** BEGIN Records supplied **

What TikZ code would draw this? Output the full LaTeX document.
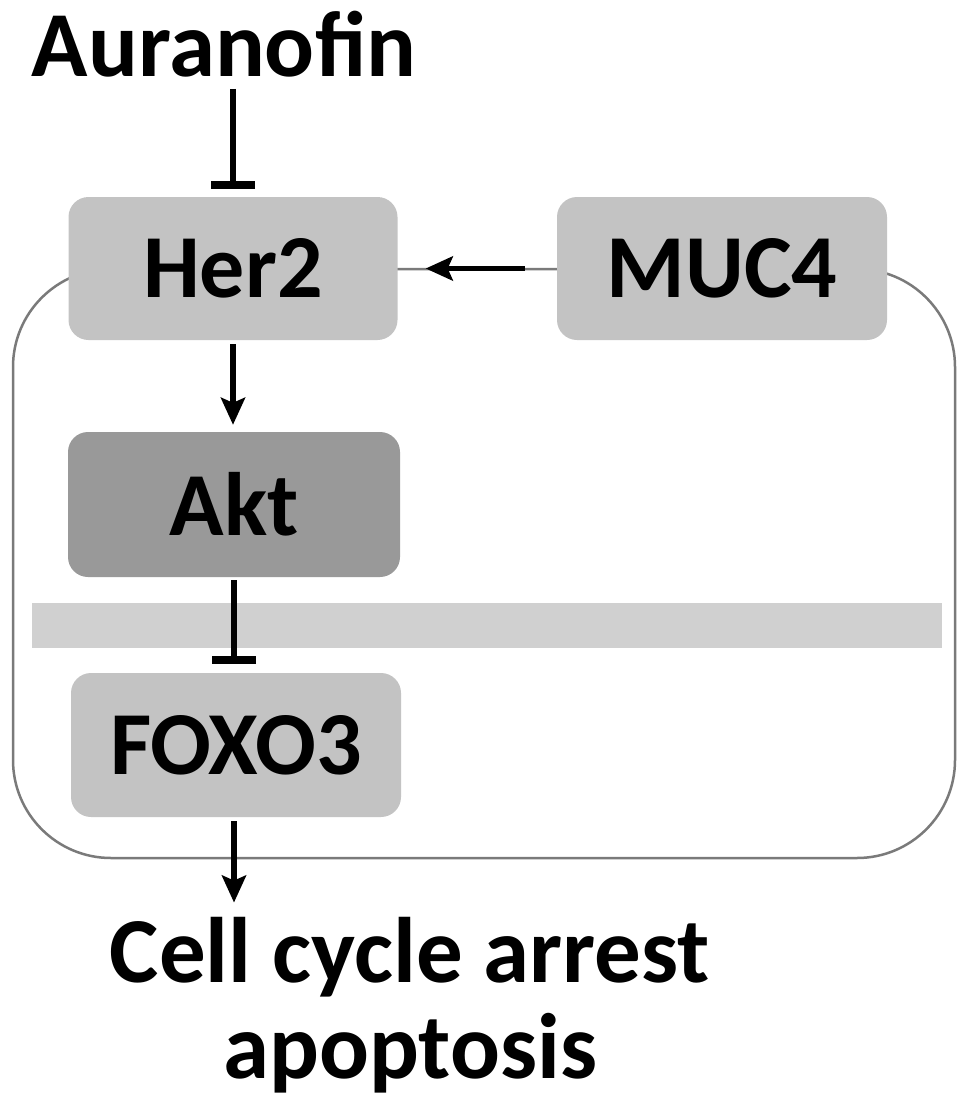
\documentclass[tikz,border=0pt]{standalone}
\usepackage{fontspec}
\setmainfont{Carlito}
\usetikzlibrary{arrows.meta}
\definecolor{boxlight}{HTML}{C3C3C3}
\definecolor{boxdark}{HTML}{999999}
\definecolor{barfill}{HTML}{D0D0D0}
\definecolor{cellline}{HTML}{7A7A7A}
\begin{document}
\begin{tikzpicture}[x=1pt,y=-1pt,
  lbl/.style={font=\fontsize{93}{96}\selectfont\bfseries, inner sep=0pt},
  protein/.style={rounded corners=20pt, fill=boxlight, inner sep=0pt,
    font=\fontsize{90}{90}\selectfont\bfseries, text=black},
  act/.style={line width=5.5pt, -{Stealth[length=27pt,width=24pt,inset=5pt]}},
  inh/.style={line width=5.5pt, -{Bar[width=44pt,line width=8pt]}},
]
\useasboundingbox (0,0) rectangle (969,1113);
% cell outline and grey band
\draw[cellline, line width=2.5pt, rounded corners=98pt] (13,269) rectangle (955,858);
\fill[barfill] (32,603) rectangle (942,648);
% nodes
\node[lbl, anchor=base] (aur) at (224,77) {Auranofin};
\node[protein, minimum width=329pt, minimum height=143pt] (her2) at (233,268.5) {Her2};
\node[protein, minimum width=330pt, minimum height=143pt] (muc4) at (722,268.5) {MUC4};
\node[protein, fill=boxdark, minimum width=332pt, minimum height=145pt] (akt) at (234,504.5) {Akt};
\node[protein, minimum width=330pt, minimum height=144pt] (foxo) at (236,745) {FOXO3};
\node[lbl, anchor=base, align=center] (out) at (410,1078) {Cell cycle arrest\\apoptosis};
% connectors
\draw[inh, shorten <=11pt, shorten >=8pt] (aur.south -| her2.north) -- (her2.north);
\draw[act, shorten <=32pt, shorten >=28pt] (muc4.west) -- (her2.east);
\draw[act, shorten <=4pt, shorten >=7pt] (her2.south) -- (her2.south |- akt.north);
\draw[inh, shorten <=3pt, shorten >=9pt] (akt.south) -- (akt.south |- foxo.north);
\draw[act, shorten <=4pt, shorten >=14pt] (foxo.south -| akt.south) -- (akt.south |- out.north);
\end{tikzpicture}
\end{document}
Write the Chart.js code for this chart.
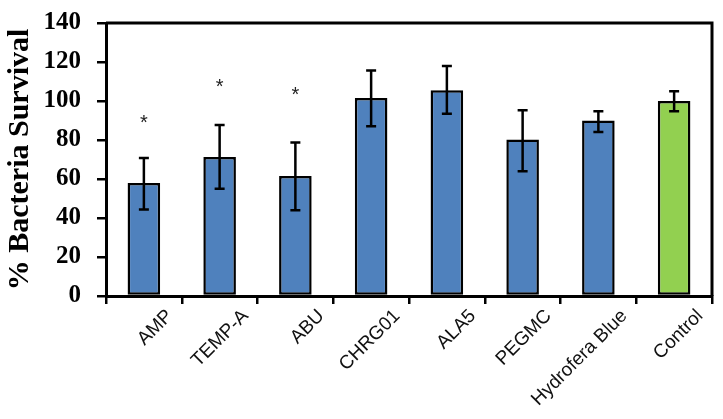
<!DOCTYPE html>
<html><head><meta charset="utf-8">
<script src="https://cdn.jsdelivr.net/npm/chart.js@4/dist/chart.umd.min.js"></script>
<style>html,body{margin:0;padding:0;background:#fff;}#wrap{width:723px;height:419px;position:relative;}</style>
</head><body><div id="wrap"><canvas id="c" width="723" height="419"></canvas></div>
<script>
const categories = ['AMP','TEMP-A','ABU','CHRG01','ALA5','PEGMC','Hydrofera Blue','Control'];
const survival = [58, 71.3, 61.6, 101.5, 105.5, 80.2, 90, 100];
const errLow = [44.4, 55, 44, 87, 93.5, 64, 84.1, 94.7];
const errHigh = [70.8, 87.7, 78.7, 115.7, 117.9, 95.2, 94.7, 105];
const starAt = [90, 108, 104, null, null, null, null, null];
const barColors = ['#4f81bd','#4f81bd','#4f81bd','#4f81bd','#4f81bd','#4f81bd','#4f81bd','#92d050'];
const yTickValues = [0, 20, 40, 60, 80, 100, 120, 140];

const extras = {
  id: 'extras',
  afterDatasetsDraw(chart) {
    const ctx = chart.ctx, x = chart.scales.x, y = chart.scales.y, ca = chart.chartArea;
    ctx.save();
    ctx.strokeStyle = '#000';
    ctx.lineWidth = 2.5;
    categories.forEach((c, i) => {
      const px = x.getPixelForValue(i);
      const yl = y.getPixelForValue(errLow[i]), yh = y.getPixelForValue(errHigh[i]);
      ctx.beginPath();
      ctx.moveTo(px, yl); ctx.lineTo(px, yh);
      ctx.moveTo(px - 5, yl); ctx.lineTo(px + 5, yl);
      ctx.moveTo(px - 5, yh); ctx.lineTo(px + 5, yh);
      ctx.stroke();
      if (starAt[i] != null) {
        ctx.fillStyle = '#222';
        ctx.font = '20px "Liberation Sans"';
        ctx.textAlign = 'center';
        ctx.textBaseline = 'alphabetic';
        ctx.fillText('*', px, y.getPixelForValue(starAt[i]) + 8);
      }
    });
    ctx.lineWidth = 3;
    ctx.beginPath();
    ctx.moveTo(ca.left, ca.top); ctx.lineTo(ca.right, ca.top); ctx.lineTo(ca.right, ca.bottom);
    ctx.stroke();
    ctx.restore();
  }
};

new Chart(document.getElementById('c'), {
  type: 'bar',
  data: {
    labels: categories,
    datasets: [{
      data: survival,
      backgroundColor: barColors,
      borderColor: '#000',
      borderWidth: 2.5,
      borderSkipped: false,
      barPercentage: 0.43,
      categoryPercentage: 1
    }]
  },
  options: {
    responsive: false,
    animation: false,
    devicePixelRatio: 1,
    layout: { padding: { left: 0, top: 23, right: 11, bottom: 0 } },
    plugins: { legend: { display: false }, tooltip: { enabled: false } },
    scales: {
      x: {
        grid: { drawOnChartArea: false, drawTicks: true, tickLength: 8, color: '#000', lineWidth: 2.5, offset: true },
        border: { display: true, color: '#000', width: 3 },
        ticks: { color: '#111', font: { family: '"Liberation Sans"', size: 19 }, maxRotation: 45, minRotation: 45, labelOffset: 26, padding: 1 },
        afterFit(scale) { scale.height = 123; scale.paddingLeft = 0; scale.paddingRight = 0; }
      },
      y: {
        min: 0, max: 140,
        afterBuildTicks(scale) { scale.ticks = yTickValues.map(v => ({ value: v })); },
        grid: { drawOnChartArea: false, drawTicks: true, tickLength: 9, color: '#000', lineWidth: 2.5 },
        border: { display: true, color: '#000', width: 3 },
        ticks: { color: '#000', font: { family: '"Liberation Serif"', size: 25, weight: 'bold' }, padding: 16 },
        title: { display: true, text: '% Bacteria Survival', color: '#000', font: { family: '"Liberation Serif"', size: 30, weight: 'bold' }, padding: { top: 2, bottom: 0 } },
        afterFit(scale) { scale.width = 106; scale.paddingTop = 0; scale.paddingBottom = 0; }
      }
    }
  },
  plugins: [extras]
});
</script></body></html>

** END Records supplied **

Direction: The first line to give again is the one with "Write the Chart.js code for this chart.", and the last is the one with "const yTickValues = [0, 20, 40, 60, 80, 100, 120, 140];". Repeat them and everything between exactly, minus the pictures.

Response below:
Write the Chart.js code for this chart.
<!DOCTYPE html>
<html><head><meta charset="utf-8">
<script src="https://cdn.jsdelivr.net/npm/chart.js@4/dist/chart.umd.min.js"></script>
<style>html,body{margin:0;padding:0;background:#fff;}#wrap{width:723px;height:419px;position:relative;}</style>
</head><body><div id="wrap"><canvas id="c" width="723" height="419"></canvas></div>
<script>
const categories = ['AMP','TEMP-A','ABU','CHRG01','ALA5','PEGMC','Hydrofera Blue','Control'];
const survival = [58, 71.3, 61.6, 101.5, 105.5, 80.2, 90, 100];
const errLow = [44.4, 55, 44, 87, 93.5, 64, 84.1, 94.7];
const errHigh = [70.8, 87.7, 78.7, 115.7, 117.9, 95.2, 94.7, 105];
const starAt = [90, 108, 104, null, null, null, null, null];
const barColors = ['#4f81bd','#4f81bd','#4f81bd','#4f81bd','#4f81bd','#4f81bd','#4f81bd','#92d050'];
const yTickValues = [0, 20, 40, 60, 80, 100, 120, 140];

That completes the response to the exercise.